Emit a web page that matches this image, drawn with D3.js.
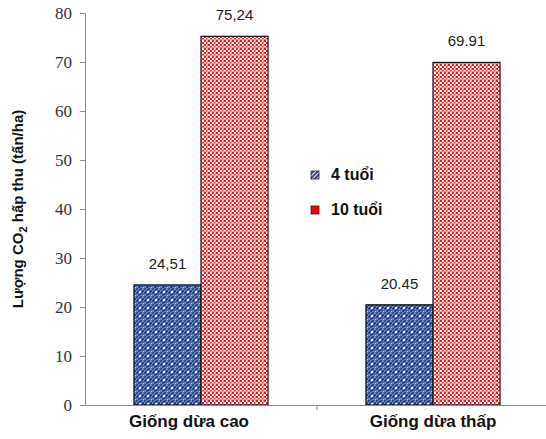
* * *
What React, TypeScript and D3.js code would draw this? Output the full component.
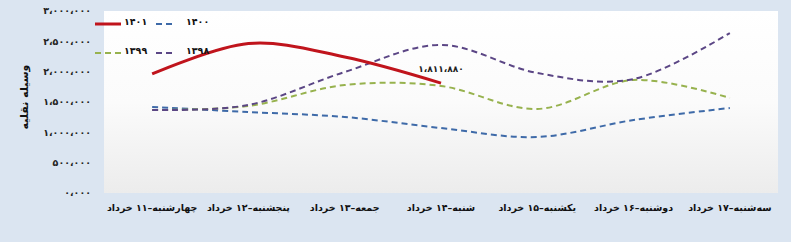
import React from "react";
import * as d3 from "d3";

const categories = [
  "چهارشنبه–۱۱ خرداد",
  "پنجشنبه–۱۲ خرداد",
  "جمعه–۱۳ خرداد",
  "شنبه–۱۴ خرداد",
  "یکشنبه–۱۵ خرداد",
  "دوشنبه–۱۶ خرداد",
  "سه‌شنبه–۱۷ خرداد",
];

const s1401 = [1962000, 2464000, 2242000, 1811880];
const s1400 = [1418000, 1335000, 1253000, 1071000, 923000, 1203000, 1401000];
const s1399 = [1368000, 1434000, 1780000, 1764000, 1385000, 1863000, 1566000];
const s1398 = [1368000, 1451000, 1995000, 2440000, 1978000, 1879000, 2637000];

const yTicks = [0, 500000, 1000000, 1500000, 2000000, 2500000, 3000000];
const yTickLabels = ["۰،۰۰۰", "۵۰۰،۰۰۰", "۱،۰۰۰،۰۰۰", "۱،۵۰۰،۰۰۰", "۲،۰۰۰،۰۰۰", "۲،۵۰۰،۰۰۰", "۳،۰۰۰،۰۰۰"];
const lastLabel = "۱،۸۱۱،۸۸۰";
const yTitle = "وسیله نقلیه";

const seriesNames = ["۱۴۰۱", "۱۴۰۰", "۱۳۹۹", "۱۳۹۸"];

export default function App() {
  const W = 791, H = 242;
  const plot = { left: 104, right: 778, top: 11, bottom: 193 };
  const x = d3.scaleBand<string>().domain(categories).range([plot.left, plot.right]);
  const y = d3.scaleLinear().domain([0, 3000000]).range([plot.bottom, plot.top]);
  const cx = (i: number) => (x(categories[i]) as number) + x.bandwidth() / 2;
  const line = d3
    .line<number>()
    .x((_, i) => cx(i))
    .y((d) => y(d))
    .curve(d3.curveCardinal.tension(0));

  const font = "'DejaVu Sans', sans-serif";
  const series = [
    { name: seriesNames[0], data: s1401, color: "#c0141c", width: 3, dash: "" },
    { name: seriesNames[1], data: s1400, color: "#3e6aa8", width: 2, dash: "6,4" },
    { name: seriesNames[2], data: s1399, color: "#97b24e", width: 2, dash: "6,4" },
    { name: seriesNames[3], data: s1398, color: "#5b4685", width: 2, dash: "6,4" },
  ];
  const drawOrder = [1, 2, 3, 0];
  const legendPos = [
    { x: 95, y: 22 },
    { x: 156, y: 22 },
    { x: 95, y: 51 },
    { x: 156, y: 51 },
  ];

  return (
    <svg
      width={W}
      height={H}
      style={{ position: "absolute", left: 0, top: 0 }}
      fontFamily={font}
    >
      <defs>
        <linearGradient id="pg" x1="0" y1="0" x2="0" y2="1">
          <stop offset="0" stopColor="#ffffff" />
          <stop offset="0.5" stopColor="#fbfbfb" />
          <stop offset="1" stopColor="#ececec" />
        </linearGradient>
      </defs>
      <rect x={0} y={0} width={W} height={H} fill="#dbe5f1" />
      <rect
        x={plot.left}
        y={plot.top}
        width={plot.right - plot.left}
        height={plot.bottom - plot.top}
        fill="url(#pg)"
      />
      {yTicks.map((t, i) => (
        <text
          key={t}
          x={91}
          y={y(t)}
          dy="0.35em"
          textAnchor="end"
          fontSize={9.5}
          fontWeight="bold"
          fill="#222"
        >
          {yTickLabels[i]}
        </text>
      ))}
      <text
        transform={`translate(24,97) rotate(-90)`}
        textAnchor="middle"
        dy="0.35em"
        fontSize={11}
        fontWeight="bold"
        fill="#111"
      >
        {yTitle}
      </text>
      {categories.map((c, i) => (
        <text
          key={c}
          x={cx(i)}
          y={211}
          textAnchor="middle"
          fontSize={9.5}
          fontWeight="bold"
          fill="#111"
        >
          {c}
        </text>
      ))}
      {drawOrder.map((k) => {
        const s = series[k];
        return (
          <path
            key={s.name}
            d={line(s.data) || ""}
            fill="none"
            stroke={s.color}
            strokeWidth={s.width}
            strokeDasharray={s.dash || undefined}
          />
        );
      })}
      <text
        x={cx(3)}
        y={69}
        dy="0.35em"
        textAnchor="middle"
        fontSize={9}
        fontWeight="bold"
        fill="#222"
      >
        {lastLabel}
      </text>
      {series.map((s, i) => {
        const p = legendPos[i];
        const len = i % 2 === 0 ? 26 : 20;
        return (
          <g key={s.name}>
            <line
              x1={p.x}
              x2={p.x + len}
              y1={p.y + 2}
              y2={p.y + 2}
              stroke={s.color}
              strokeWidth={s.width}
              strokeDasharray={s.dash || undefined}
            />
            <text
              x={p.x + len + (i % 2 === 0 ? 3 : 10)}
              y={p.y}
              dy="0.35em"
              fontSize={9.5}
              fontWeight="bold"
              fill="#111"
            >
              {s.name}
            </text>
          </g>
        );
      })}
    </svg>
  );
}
---
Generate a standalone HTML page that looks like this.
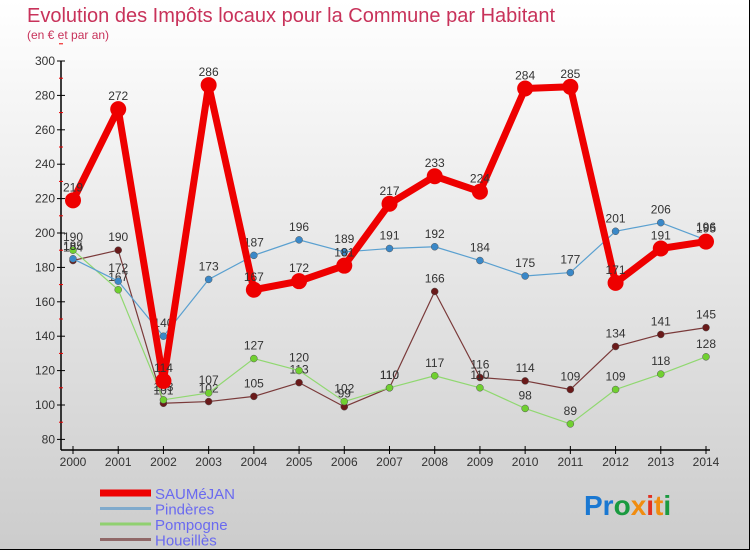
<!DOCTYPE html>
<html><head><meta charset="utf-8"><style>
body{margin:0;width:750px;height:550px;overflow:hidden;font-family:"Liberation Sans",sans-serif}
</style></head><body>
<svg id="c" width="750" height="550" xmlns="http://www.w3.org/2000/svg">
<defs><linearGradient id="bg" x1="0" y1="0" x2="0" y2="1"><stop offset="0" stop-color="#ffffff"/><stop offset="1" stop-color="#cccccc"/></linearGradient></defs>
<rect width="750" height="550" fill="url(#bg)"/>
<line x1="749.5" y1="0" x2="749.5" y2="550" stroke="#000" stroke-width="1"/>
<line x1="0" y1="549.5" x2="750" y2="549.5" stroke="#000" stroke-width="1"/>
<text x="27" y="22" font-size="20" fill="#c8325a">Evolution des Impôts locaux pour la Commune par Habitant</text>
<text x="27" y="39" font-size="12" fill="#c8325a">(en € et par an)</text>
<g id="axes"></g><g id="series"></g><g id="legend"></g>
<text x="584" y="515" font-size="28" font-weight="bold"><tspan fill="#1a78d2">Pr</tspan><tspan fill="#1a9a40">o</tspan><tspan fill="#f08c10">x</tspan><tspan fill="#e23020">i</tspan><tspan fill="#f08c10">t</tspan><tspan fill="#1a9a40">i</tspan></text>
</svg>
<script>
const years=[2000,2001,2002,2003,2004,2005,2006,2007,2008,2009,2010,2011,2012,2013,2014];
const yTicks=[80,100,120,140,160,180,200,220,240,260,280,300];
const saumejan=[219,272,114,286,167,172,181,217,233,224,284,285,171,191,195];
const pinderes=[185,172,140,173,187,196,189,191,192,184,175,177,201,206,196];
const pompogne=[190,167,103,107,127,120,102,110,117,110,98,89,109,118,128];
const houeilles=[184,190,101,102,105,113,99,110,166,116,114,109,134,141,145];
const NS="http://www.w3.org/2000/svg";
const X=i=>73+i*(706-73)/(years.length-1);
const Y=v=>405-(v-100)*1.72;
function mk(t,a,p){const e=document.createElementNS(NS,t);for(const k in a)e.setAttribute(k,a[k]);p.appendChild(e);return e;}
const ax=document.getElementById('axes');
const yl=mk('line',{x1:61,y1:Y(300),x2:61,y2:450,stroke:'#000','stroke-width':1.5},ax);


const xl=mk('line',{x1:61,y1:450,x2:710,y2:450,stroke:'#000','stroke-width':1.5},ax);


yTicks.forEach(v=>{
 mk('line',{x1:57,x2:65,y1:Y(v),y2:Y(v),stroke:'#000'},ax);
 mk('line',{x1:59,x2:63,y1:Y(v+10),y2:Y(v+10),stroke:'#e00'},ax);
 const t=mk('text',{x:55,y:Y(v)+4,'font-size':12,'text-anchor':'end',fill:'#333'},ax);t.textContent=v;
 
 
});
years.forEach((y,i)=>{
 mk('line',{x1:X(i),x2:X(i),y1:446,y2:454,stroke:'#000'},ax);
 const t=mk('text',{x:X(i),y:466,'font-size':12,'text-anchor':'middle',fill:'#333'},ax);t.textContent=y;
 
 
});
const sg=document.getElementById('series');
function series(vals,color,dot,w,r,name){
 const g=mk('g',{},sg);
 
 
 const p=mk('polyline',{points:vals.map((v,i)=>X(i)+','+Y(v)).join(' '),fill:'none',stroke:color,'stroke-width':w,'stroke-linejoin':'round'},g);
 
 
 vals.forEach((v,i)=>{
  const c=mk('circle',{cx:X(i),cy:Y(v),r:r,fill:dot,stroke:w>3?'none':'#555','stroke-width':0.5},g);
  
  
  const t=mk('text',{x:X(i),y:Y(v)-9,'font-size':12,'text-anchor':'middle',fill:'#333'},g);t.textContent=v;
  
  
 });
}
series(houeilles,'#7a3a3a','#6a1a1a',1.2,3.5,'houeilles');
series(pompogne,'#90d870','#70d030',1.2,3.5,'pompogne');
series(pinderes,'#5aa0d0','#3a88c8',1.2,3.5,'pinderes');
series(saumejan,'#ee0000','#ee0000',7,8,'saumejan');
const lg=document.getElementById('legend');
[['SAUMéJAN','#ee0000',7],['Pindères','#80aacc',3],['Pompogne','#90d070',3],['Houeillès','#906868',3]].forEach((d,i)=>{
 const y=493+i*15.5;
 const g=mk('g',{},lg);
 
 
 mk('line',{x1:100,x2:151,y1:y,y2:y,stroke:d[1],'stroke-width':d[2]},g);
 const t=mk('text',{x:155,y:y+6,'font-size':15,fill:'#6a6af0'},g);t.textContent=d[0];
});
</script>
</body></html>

Required work: Retype, word for word, only the lines from the one containing "What React, TypeScript" through the one containing "1978000, 1879000, 2637000];", both included, and leave out any pictures.

Expected output:
What React, TypeScript and D3.js code would draw this? Output the full component.
import React from "react";
import * as d3 from "d3";

const categories = [
  "چهارشنبه–۱۱ خرداد",
  "پنجشنبه–۱۲ خرداد",
  "جمعه–۱۳ خرداد",
  "شنبه–۱۴ خرداد",
  "یکشنبه–۱۵ خرداد",
  "دوشنبه–۱۶ خرداد",
  "سه‌شنبه–۱۷ خرداد",
];

const s1401 = [1962000, 2464000, 2242000, 1811880];
const s1400 = [1418000, 1335000, 1253000, 1071000, 923000, 1203000, 1401000];
const s1399 = [1368000, 1434000, 1780000, 1764000, 1385000, 1863000, 1566000];
const s1398 = [1368000, 1451000, 1995000, 2440000, 1978000, 1879000, 2637000];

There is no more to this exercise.